Перетащив ее на диван, он покрыл ее одеялом и сбрызнул водой.
Она долго не приходила в себя.
— Что же это будет? Что это будет? — повторял он в отчаянии и страхе.
Клавдия, хотя уже очнувшаяся, лежала неподвижно на диване с раскрытыми глазами и исступленно смотрела перед собой.
Он понимал, что с ней творится что-то чрезвычайное. Боролись — жалость и мужская гордость.
— Все равно я тебя убью, — сказала вдруг Клавдия глухим голосом. — Мне уже нечего терять. Я — погибшее существо.
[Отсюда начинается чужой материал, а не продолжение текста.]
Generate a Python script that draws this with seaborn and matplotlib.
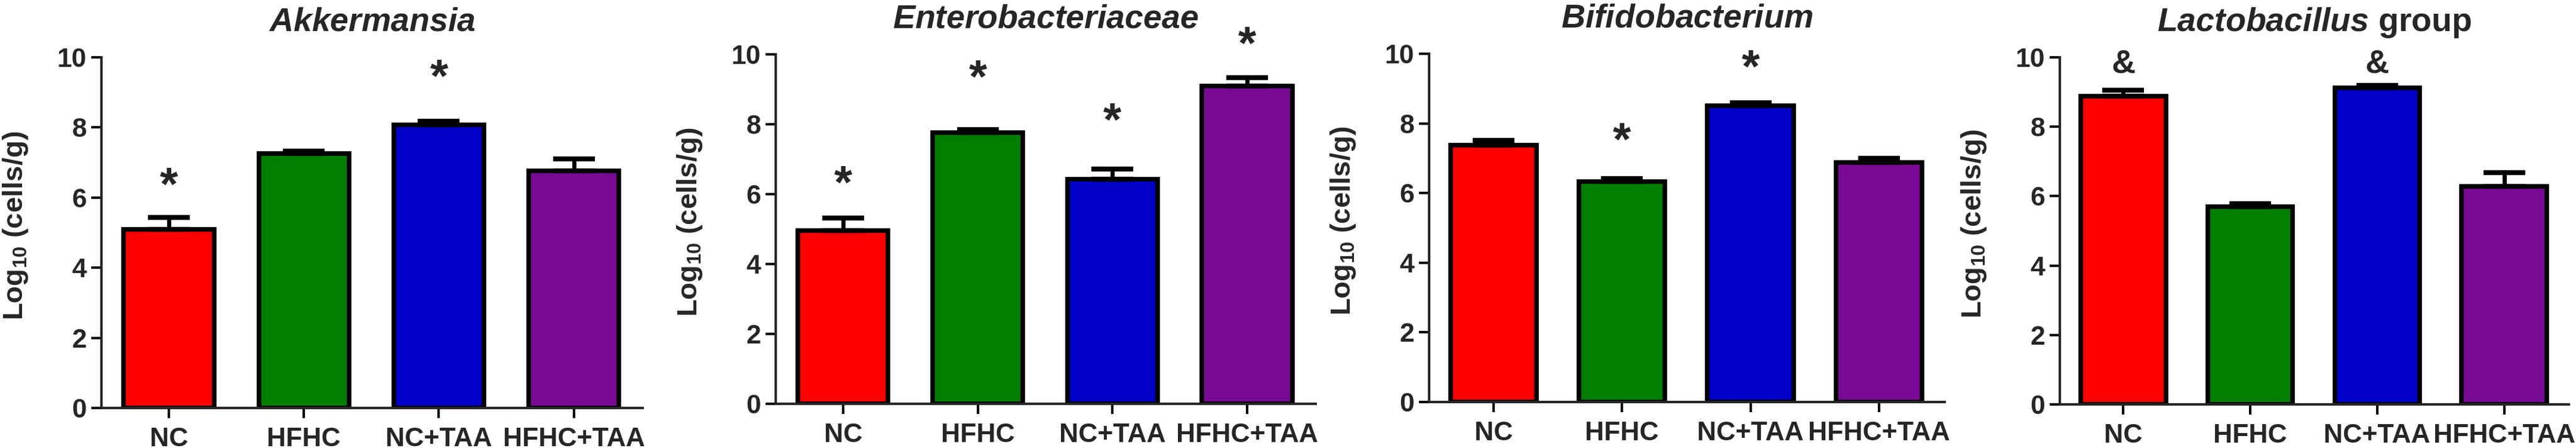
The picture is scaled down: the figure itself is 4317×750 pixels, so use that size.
import numpy as np
import pandas as pd
import matplotlib
matplotlib.use("Agg")
import matplotlib.pyplot as plt
import seaborn as sns
from matplotlib.textpath import TextPath
from matplotlib.font_manager import FontProperties

# ---------------- data ----------------
groups = ["NC", "HFHC", "NC+TAA", "HFHC+TAA"]
bar_colors = ["#FF0000", "#007F00", "#0000C8", "#780A96"]

titles = [r"$\mathit{Akkermansia}$", r"$\mathit{Enterobacteriaceae}$",
          r"$\mathit{Bifidobacterium}$", r"$\mathit{Lactobacillus}$ group"]

akk_mean = [5.10, 7.25, 8.08, 6.76]
akk_sem = [0.34, 0.08, 0.09, 0.35]
akk_sig = ["*", "", "*", ""]
akk_sig_y = [6.60, np.nan, 9.68, np.nan]

ent_mean = [4.95, 7.76, 6.43, 9.10]
ent_sem = [0.37, 0.09, 0.29, 0.23]
ent_sig = ["*", "*", "*", "*"]
ent_sig_y = [6.55, 9.57, 8.35, 10.53]

bif_mean = [7.37, 6.33, 8.50, 6.87]
bif_sem = [0.14, 0.08, 0.09, 0.13]
bif_sig = ["", "*", "*", ""]
bif_sig_y = [np.nan, 7.75, 9.84, np.nan]

lac_mean = [8.88, 5.70, 9.13, 6.29]
lac_sem = [0.18, 0.08, 0.06, 0.38]
lac_sig = ["&", "", "&", ""]
lac_sig_y = [9.88, np.nan, 9.88, np.nan]

y_ticks = [0, 2, 4, 6, 8, 10]
y_label = r"Log$_{10}$ (cells/g)"

panels = [
    (titles[0], akk_mean, akk_sem, akk_sig, akk_sig_y),
    (titles[1], ent_mean, ent_sem, ent_sig, ent_sig_y),
    (titles[2], bif_mean, bif_sem, bif_sig, bif_sig_y),
    (titles[3], lac_mean, lac_sem, lac_sig, lac_sig_y),
]

# ---------------- style ----------------
sns.set_style("ticks")
plt.rcParams["font.family"] = ["Liberation Sans", "DejaVu Sans"]
plt.rcParams["font.weight"] = "bold"
plt.rcParams["mathtext.fontset"] = "custom"
plt.rcParams["mathtext.rm"] = "Liberation Sans:bold"
plt.rcParams["mathtext.bf"] = "Liberation Sans:bold"
plt.rcParams["mathtext.it"] = "Liberation Sans:bold:italic"
plt.rcParams["axes.linewidth"] = 3

W, H = 4317, 750
fig = plt.figure(figsize=(W / 100, H / 100), dpi=100)

# axes rectangles in pixels: left, y(0) pixel, right, y(10) pixel
rects_px = [(170, 683, 1077, 96), (1300, 676, 2205, 91),
            (2395, 673, 3259, 90), (3452, 677, 4305, 96)]

sig_font = FontProperties(family="Liberation Sans", weight="bold")


def ink_center(sym, size):
    ext = TextPath((0, 0), sym, size=size, prop=sig_font).get_extents()
    return (ext.y0 + ext.y1) / 2.0


sig_sizes = {"*": 56, "&": 40}

for (title, mean, sem, sig, sig_y), (l, b0, r, t10) in zip(panels, rects_px):
    ax = fig.add_axes([l / W, 1 - b0 / H, (r - l) / W, (b0 - t10) / H])
    df = pd.DataFrame({"group": groups, "value": mean})
    sns.barplot(data=df, x="group", y="value", hue="group", palette=bar_colors,
                dodge=False, legend=False, width=0.67, saturation=1,
                edgecolor="black", linewidth=5.5, errorbar=None, ax=ax, zorder=2)
    xpos = np.arange(len(groups))
    ax.errorbar(xpos, mean, yerr=[np.zeros(len(mean)), sem], fmt="none",
                ecolor="black", elinewidth=5, capsize=25, capthick=6, zorder=3)
    for xi, s, sy in zip(xpos, sig, sig_y):
        if s:
            fs = sig_sizes[s]
            ax.annotate(s, xy=(xi, sy), xytext=(0, -ink_center(s, fs)),
                        textcoords="offset points", ha="center", va="baseline",
                        fontsize=fs, fontweight="bold", annotation_clip=False)
    ax.set_xlim(-0.5, 3.51)
    ax.set_ylim(0, 10)
    ax.set_yticks(y_ticks)
    sns.despine(ax=ax)
    ax.spines["left"].set_linewidth(3)
    ax.spines["bottom"].set_linewidth(3)
    ax.tick_params(axis="both", length=12, width=3, direction="out",
                   labelsize=32, color="black")
    ax.tick_params(axis="x", pad=11)
    ax.tick_params(axis="y", pad=6)
    for lbl in ax.get_xticklabels() + ax.get_yticklabels():
        lbl.set_fontweight("bold")
    ax.set_xlabel("")
    ax.set_ylabel(y_label, fontsize=34, fontweight="bold", labelpad=33)
    ax.yaxis.label.set_y(0.52)
    ax.set_title(title, fontsize=40, fontweight="bold", pad=32)

fig.savefig("out.png", dpi=100, facecolor="white")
Она мучительно пошевелилась. Лицо ее исказилось гримасой страдания. Потом, впавши в прежнюю неподвижность, она продолжала:
— Я стала форменным животным. Я даже не могу себя убить. Я могу только мстить, и я буду мстить. Тебе и всем тебе подобным, которые убили во мне женщину. Да, потому что я больше не женщина, а бесстыдная тварь.
Она замолчала, и только грудь ее гневно вздымалась.
— Я прекрасно понимаю, — говорила она немного спустя, — что ты — паразит, ничтожество. Ты развратил меня, потому, что это — назначение таких людей, как ты. Все эти дни и часы я думала над своим положением и пришла к одному определенному решению: или ты найдешь в себе силу и способность образумиться, или…
В нем проснулась ярость. Наскоро одеваясь, он крикнул:
— Никогда! Это черт знает, что такое! Ты хочешь заставить меня силой! Ты с ума сошла. Если так, я брошу все и уеду.
— Ты этого не сделаешь, — сказала она и перевела на него пристальный взгляд. — Вернее, не успеешь сделать.
Он знал, что у нее есть собственный револьвер. Но это, конечно, вздор, угрозы. Какая пошлая комедия.
— Этим ты только ускоришь свои счеты со мною, — заключила она, вставая. — Потуши электричество: я выйду.